A collection of scriptural meditations from Saints and Fathers of the Church.

The way to attain compunction is an attentive life. ‘The beginning of repentance comes from the fear of God and attention,’ as the holy martyr Boniface says.

But, say the saints, now that you recognize the darkness in your own heart and the weakness of your flesh, you lose all desire to pass judgment on your neighbor. Out of your own darkness you see the heavenly light that shines in all created things reflected the clearer: you cannot detect the sins of others while your own are so great. For it is in your eager striving for perfection that you first perceive your own imperfection. And only when you have seen your imperfection, can you be perfected. Thus perfection proceeds out of weakness.

The first duty of a Christian, of a disciple and follower of Jesus Christ, is to deny oneself. To deny oneself means to give up one's bad habits, to root out of the heart all that ties us to the world; not to cherish bad desires and thoughts; to quench and suppress bad thoughts; to avoid occasions of sin; not to do or desire anything from self-love but to do everything out of love for God. To deny oneself means, according to the Apostle Paul, to be dead to sin and the world, but alive to God.

The martyrs will show their torments, the ascetics their good works; but what will I have to show but my apathy and my incessant indulgence?

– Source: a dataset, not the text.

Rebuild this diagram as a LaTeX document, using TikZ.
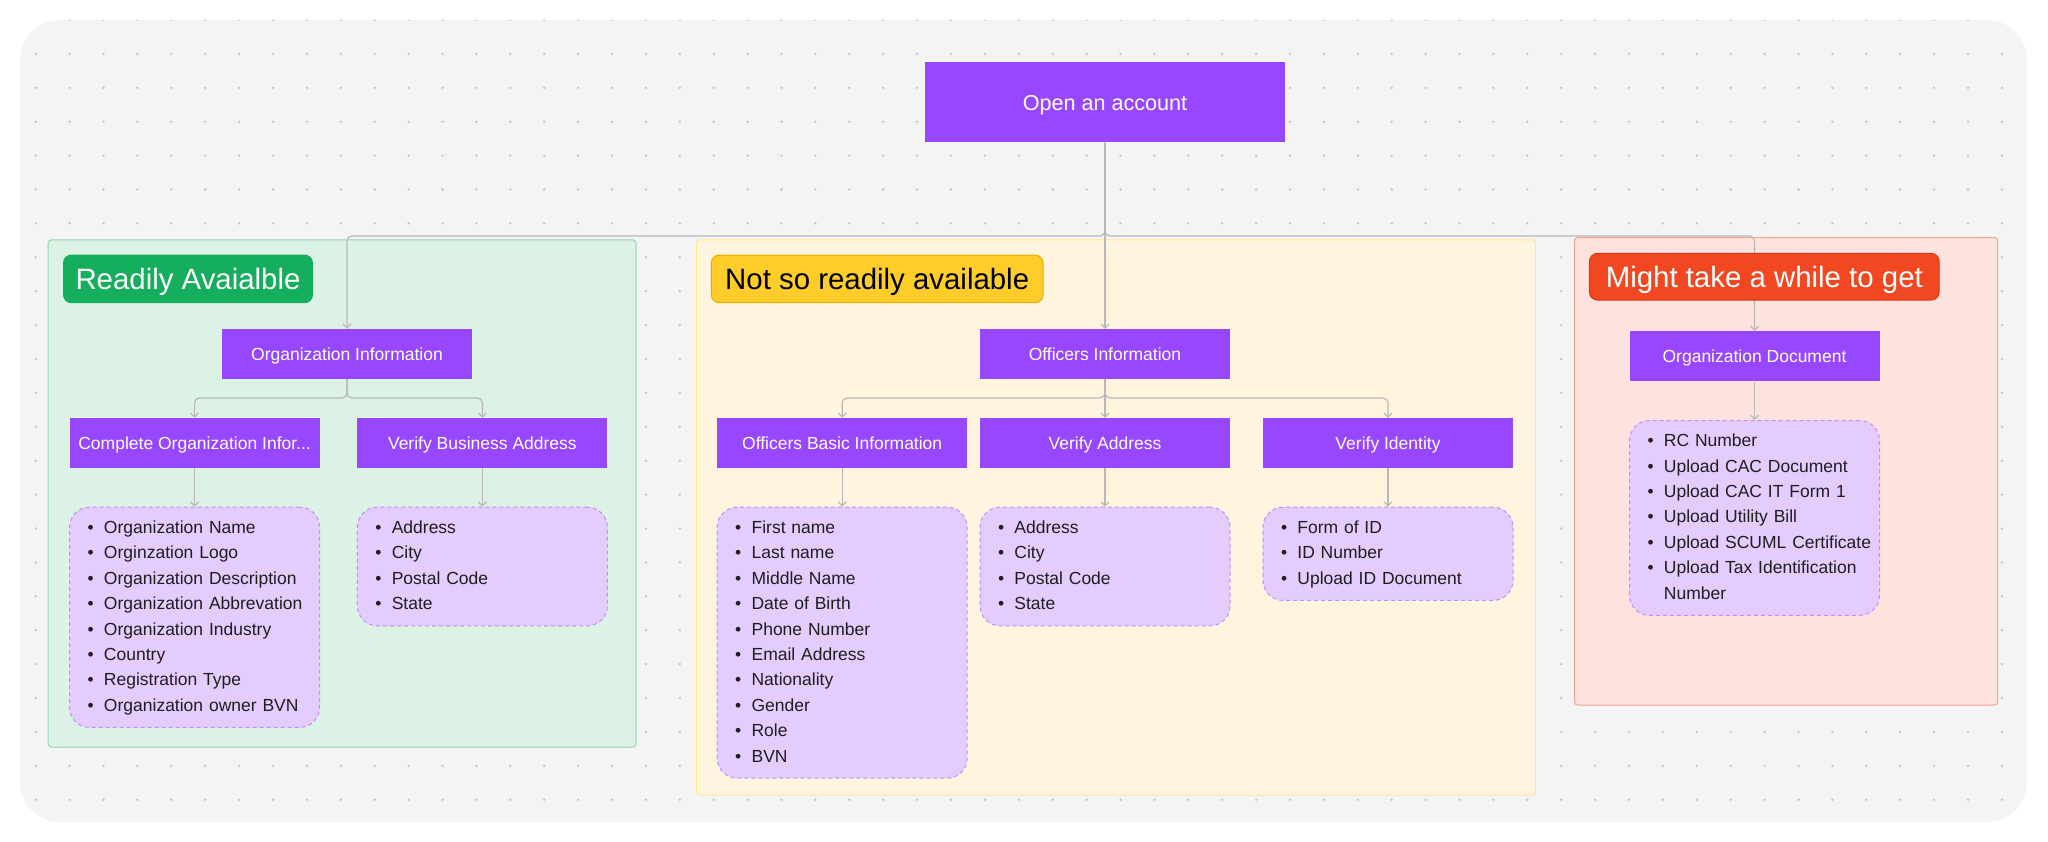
\documentclass[tikz,border=0pt]{standalone}
\usepackage{fontspec}
\setmainfont{Liberation Sans}
\usetikzlibrary{arrows.meta}

\definecolor{canvas}{HTML}{F4F4F4}
\definecolor{griddot}{HTML}{C4C4C4}
\definecolor{figpurple}{HTML}{9747FF}
\definecolor{listfill}{HTML}{E4CCFF}
\definecolor{listline}{HTML}{C28CFF}
\definecolor{listtext}{HTML}{1E1E1E}
\definecolor{linkgray}{HTML}{B8B8B8}
\definecolor{greenfill}{HTML}{DCF2E5}
\definecolor{greenline}{HTML}{93D7AE}
\definecolor{greenhdr}{HTML}{14AE5C}
\definecolor{yellowfill}{HTML}{FFF5DF}
\definecolor{yellowline}{HTML}{FFE58F}
\definecolor{yellowhdr}{HTML}{FFCD29}
\definecolor{yellowhdrline}{HTML}{E5AC00}
\definecolor{redfill}{HTML}{FDE2DE}
\definecolor{redline}{HTML}{F3A296}
\definecolor{redhdr}{HTML}{F24822}
\definecolor{redhdrline}{HTML}{D23A16}

% one bullet line of a list box (kept on one line)
\newcommand{\itm}[1]{\mbox{\strut\makebox[16.4pt][l]{\textbullet}#1}}

\begin{document}
\begin{tikzpicture}[x=1pt,y=-1pt,
    purplebox/.style={fill=figpurple, text=white, minimum width=250pt, minimum height=50pt,
        inner sep=0pt, text height=12.5pt, text depth=0pt, font=\fontsize{17.5}{21}\selectfont},
    itemlist/.style={fill=listfill, draw=listline, line width=1pt, dash pattern=on 4pt off 3pt,
        rounded corners=20pt, anchor=north, text width=214pt, inner xsep=18pt, inner ysep=0pt,
        align=left, text=listtext, minimum height={25.4pt*#1+17pt},
        font=\fontsize{17.5}{25.4}\selectfont},
    groupbox/.style={line width=1pt, rounded corners=3pt},
    tag/.style={rounded corners=8pt, line width=1pt, inner sep=0pt, minimum height=47.7pt,
        text height=21pt, text depth=0pt, font=\fontsize{29.4}{34}\selectfont},
    link/.style={draw=linkgray, line width=1.2pt, rounded corners=5pt,
        -{Straight Barb[length=4pt,width=8pt]}},
]
    \def\gap{33.9} % spacing of the dot grid
    \def\busy{236} % height of the top connector line
    \def\forky{398} % height of the second connector lines

\useasboundingbox (0,0) rectangle (2048,842);

% canvas with dot grid
\fill[canvas, rounded corners=40pt] (20,20) rectangle (2027,822);
\begin{scope}
    \clip[rounded corners=40pt] (20,20) rectangle (2027,822);
    \foreach \i in {0,...,58} {
        \foreach \j in {0,...,23} {
            \fill[griddot] (35.7+\gap*\i, 20+\gap*\j) circle (1.3pt);
        }
    }
\end{scope}

% the three groups
\draw[groupbox, draw=greenline, fill=greenfill] (48.2,240) rectangle (636,747);
\draw[groupbox, draw=yellowline, fill=yellowfill] (696.5,240) rectangle (1535.5,795);
\draw[groupbox, draw=redline, fill=redfill] (1574.6,237.7) rectangle (1997.6,705);

% purple steps
\node[purplebox, minimum width=360pt, minimum height=80pt, text height=15.5pt,
    font=\fontsize{21.6}{26}\selectfont] (open) at (1105,102.5) {Open an account};

\node[purplebox] (orginfo) at (347,354) {Organization Information};
\node[purplebox] (offinfo) at (1105,354) {Officers Information};
\node[purplebox] (orgdoc) at (1754.5,356.3) {Organization Document};

\node[purplebox] (complete) at (194.6,443) {Complete Organization Infor...};
\node[purplebox] (bizaddr) at (482.4,443) {Verify Business Address};
\node[purplebox] (offbasic) at (842.2,443) {Officers Basic Information};
\node[purplebox] (veraddr) at (1105,443) {Verify Address};
\node[purplebox] (verid) at (1388,443) {Verify Identity};

% lists under the steps
\node[itemlist=8] (orglist) at (194.6,506.7) {\itm{Organization Name}\\ \itm{Orginzation Logo}\\
    \itm{Organization Description}\\ \itm{Organization Abbrevation}\\ \itm{Organization Industry}\\
    \itm{Country}\\ \itm{Registration Type}\\ \itm{Organization owner BVN}};
\node[itemlist=4] (bizlist) at (482.4,506.7) {\itm{Address}\\ \itm{City}\\ \itm{Postal Code}\\ \itm{State}};
\node[itemlist=10] (offlist) at (842.2,506.7) {\itm{First name}\\ \itm{Last name}\\ \itm{Middle Name}\\
    \itm{Date of Birth}\\ \itm{Phone Number}\\ \itm{Email Address}\\ \itm{Nationality}\\
    \itm{Gender}\\ \itm{Role}\\ \itm{BVN}};
\node[itemlist=4] (addrlist) at (1105,506.7) {\itm{Address}\\ \itm{City}\\ \itm{Postal Code}\\ \itm{State}};
\node[itemlist=3] (idlist) at (1388,506.7) {\itm{Form of ID}\\ \itm{ID Number}\\ \itm{Upload ID Document}};
\node[itemlist=7] (doclist) at (1754.5,420) {\itm{RC Number}\\ \itm{Upload CAC Document}\\
    \itm{Upload CAC IT Form 1}\\ \itm{Upload Utility Bill}\\ \itm{Upload SCUML Certificate}\\
    \itm{Upload Tax Identification}\\ \mbox{\strut\hspace*{16.4pt}Number}};

% connectors
\coordinate (bus) at (1105,\busy);
\coordinate (orgfork) at (347,\forky);
\coordinate (offfork) at (1105,\forky);

\draw[link] (open.south) -- (bus) -| (orginfo.north);
\draw[link] (open.south) -- (offinfo.north);
\draw[link] (open.south) -- (bus) -| (orgdoc.north);

\draw[link] (orginfo.south) -- (orgfork) -| (complete.north);
\draw[link] (orginfo.south) -- (orgfork) -| (bizaddr.north);
\draw[link] (offinfo.south) -- (offfork) -| (offbasic.north);
\draw[link] (offinfo.south) -- (veraddr.north);
\draw[link] (offinfo.south) -- (offfork) -| (verid.north);

\draw[link] (complete.south) -- (orglist.north);
\draw[link] (bizaddr.south) -- (bizlist.north);
\draw[link] (offbasic.south) -- (offlist.north);
\draw[link] (veraddr.south) -- (addrlist.north);
\draw[link] (verid.south) -- (idlist.north);
\draw[link] (orgdoc.south) -- (doclist.north);

% group labels (drawn last, they cover the line to orgdoc)
\node[tag, fill=greenhdr, draw=greenhdr, text=white, minimum width=249pt]
    (readytag) at (188,278.9) {Readily Avaialble};
\node[tag, fill=yellowhdr, draw=yellowhdrline, text=black, minimum width=331.7pt]
    (slowtag) at (877.2,278.9) {Not so readily available};
\node[tag, fill=redhdr, draw=redhdrline, text=white, minimum width=349.7pt, minimum height=46.7pt]
    (latetag) at (1764.3,276.7) {Might take a while to get};

\end{tikzpicture}
\end{document}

He who smells the smell of one's own foul odor doesn't smell the foul odor of anyone else.

As for uprooting your passions, begin with self-reproach and with awareness of your own weaknesses; and consider yourself to be deserving of afflictions.

Almsgiving heals the soul's incensive power; fasting withers sensual desire; prayer purifies the intellect and prepares it for contemplation of created beings. For the Lord has given us commandments which correspond to the powers of the soul.

Prayer offered up at night possesses a great power, more so than the prayer of the day-time. Therefore all the righteous prayed during the night, while combating the heaviness of the body and the sweetness of sleep and repelling bodily nature.

If you do not learn to deny yourself, you can make no progress in perfection.

How much joy, how much peace of soul would a man not have wherever he went... if he was one who habitually accused himself.

Unless a man keeps the commandments of God, he cannot progress, even in a single virtue.

Increasing self-criticism is the sign of increasing humility. Indeed, there is no clearer sign.

Who has conquered the body? He who has made the heart contrite. Who then has made the heart contrite? He who has denied himself.

Struggle until death to fulfill the commandments: purified through them, you will enter into life.

There is yet another reason that may cause our prayer to go unanswered: namely, that though we pray we yet continue in sin.

Be despised and rejected in your own eyes, and you will see the glory of God within yourself. For where humility blossoms, there God’s glory bursts forth.

Compunction comes when you consider how much you have grieved God Who is so good, so sweet, so merciful, so kind, and entirely full of love; Who was crucified and suffered everything for us. When you meditate on these things and other things the Lord has suffered, they bring compunction.

One who is capable of seeing himself is better than one who has been made worthy to see angels.